Short task:
Print, word for word, the opening line of the data below and every line after it through the line that contains "спрос на отеч", but not the pictures.

## begin Given data

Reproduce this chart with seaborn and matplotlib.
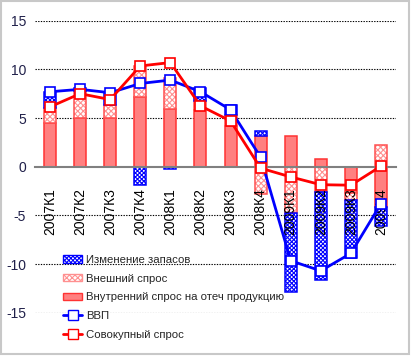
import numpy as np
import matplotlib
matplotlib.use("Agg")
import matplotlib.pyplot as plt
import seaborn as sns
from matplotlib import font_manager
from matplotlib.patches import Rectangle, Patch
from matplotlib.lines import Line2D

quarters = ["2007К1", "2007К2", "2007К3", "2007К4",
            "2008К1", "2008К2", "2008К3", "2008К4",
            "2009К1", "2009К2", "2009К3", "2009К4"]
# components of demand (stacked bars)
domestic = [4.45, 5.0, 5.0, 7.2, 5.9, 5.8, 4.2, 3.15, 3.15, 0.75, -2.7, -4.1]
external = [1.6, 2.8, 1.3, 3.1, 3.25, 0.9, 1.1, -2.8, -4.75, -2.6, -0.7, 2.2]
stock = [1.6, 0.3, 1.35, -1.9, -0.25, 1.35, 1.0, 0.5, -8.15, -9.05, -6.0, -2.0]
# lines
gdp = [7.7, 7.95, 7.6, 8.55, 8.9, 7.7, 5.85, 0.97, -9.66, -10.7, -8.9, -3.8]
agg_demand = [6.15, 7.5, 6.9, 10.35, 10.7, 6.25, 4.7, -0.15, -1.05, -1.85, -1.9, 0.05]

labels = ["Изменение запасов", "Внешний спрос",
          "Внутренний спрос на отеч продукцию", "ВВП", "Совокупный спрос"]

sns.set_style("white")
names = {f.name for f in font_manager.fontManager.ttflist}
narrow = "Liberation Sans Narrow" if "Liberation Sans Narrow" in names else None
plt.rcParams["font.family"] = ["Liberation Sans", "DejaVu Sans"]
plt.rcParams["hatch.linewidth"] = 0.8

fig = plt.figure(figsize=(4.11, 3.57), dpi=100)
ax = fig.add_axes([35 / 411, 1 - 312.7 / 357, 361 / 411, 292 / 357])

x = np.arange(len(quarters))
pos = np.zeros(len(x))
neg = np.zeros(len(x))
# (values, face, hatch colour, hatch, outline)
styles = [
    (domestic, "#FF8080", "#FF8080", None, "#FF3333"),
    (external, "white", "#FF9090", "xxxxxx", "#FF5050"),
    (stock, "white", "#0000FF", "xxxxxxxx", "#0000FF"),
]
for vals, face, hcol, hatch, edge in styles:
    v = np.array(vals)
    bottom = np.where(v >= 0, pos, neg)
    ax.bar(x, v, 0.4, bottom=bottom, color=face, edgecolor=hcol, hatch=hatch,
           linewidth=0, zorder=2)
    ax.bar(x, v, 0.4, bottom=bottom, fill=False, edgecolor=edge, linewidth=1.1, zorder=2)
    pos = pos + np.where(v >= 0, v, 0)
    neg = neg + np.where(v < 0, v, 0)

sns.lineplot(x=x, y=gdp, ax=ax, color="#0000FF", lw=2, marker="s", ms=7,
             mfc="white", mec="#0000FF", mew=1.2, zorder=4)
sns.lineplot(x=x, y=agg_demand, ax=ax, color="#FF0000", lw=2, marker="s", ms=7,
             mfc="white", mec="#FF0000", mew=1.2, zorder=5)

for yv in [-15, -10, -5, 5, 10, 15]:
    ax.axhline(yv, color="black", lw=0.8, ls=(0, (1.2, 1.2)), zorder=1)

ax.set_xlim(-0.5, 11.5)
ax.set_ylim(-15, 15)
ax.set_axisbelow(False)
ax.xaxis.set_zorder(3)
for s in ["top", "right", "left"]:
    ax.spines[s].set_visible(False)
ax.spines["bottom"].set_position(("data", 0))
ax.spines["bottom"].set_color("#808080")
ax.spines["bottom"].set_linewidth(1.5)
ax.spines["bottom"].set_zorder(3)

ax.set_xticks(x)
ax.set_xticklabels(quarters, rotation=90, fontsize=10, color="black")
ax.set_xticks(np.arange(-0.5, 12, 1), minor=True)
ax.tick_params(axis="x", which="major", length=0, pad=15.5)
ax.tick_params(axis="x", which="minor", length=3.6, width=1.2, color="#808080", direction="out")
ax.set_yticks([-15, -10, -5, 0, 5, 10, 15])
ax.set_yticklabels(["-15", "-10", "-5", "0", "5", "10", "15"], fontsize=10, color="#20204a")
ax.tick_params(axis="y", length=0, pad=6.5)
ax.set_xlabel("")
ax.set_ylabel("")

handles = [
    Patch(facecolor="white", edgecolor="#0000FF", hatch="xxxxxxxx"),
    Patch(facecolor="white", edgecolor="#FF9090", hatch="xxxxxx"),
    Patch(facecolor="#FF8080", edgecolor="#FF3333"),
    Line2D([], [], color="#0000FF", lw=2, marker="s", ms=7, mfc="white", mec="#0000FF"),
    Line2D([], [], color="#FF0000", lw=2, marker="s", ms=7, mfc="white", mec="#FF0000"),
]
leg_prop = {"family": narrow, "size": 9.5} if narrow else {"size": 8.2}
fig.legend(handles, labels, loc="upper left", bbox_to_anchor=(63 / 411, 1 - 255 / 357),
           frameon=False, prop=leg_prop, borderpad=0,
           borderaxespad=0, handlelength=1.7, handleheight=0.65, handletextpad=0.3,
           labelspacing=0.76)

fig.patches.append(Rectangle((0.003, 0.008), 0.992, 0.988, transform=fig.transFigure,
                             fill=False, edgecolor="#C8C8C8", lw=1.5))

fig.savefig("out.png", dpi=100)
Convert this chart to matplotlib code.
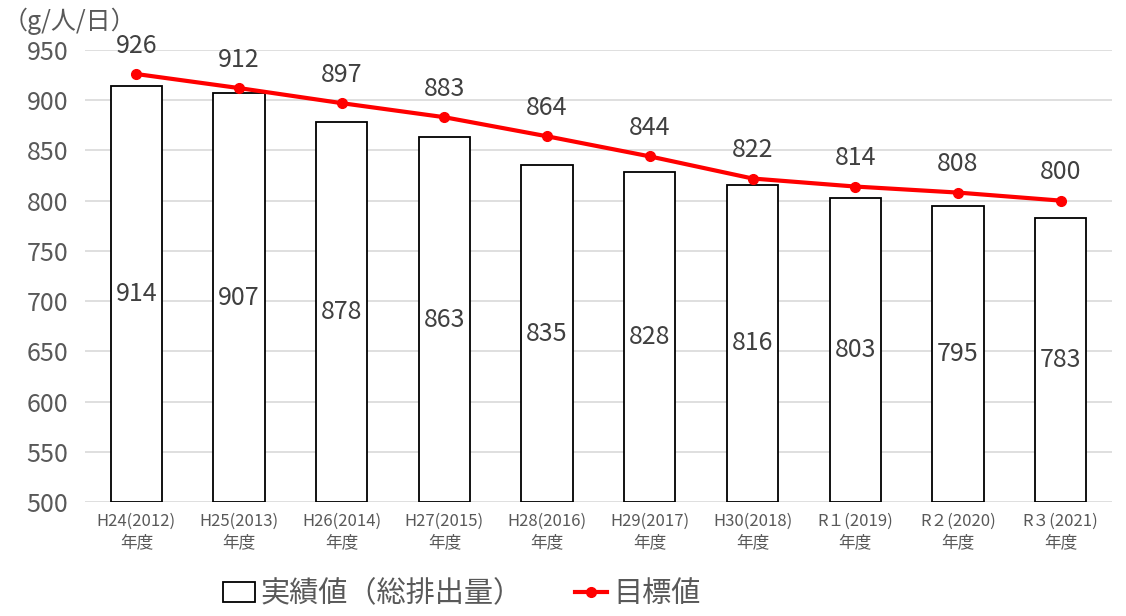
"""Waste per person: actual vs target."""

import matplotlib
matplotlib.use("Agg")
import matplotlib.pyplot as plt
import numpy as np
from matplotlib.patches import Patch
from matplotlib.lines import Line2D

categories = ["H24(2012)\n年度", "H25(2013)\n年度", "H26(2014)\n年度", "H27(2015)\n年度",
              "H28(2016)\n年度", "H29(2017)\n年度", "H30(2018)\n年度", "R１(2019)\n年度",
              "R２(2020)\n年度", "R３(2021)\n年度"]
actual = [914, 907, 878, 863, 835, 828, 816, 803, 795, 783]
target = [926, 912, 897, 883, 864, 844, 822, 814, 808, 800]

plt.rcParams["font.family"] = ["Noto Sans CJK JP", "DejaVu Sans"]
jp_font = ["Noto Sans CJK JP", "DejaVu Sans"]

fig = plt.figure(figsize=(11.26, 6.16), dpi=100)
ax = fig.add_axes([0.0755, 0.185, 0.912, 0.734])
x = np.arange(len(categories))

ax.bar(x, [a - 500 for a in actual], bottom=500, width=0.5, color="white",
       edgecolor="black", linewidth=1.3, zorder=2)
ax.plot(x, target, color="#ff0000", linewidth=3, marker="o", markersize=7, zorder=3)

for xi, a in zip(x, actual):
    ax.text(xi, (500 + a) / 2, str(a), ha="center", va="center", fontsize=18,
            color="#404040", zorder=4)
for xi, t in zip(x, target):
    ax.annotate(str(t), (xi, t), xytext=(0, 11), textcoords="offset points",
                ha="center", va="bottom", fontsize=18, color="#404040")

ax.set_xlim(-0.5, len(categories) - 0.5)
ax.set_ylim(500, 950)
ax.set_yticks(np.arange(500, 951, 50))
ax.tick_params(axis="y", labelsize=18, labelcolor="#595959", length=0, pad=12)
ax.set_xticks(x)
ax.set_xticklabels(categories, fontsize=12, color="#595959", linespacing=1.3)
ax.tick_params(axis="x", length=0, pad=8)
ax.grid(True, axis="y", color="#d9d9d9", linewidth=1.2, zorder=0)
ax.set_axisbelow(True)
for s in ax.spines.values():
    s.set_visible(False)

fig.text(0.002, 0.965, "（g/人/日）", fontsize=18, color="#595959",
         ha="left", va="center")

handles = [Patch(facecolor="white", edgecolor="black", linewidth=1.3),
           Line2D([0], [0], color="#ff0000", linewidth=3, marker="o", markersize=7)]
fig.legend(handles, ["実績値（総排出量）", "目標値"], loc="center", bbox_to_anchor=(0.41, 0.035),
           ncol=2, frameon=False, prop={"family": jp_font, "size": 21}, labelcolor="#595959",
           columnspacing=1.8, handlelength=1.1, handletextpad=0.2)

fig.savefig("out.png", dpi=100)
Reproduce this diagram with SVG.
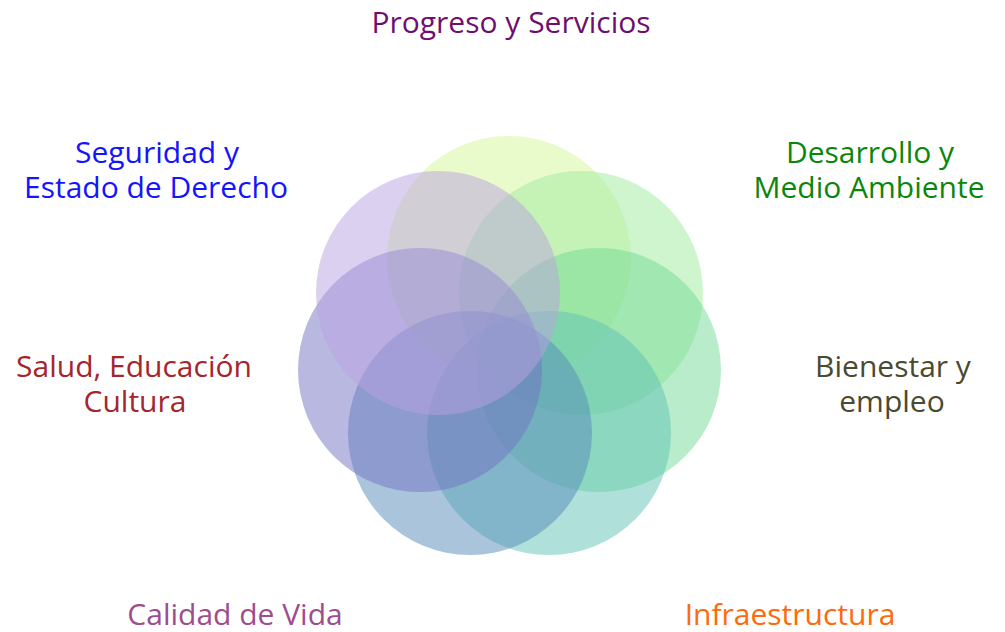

## end Given data

In response:
Reproduce this chart with seaborn and matplotlib.
import numpy as np
import matplotlib
matplotlib.use("Agg")
import matplotlib.pyplot as plt
import seaborn as sns
from matplotlib import font_manager
from matplotlib.patches import Rectangle, Patch
from matplotlib.lines import Line2D

quarters = ["2007К1", "2007К2", "2007К3", "2007К4",
            "2008К1", "2008К2", "2008К3", "2008К4",
            "2009К1", "2009К2", "2009К3", "2009К4"]
# components of demand (stacked bars)
domestic = [4.45, 5.0, 5.0, 7.2, 5.9, 5.8, 4.2, 3.15, 3.15, 0.75, -2.7, -4.1]
external = [1.6, 2.8, 1.3, 3.1, 3.25, 0.9, 1.1, -2.8, -4.75, -2.6, -0.7, 2.2]
stock = [1.6, 0.3, 1.35, -1.9, -0.25, 1.35, 1.0, 0.5, -8.15, -9.05, -6.0, -2.0]
# lines
gdp = [7.7, 7.95, 7.6, 8.55, 8.9, 7.7, 5.85, 0.97, -9.66, -10.7, -8.9, -3.8]
agg_demand = [6.15, 7.5, 6.9, 10.35, 10.7, 6.25, 4.7, -0.15, -1.05, -1.85, -1.9, 0.05]

labels = ["Изменение запасов", "Внешний спрос",
          "Внутренний спрос на отеч продукцию", "ВВП", "Совокупный спрос"]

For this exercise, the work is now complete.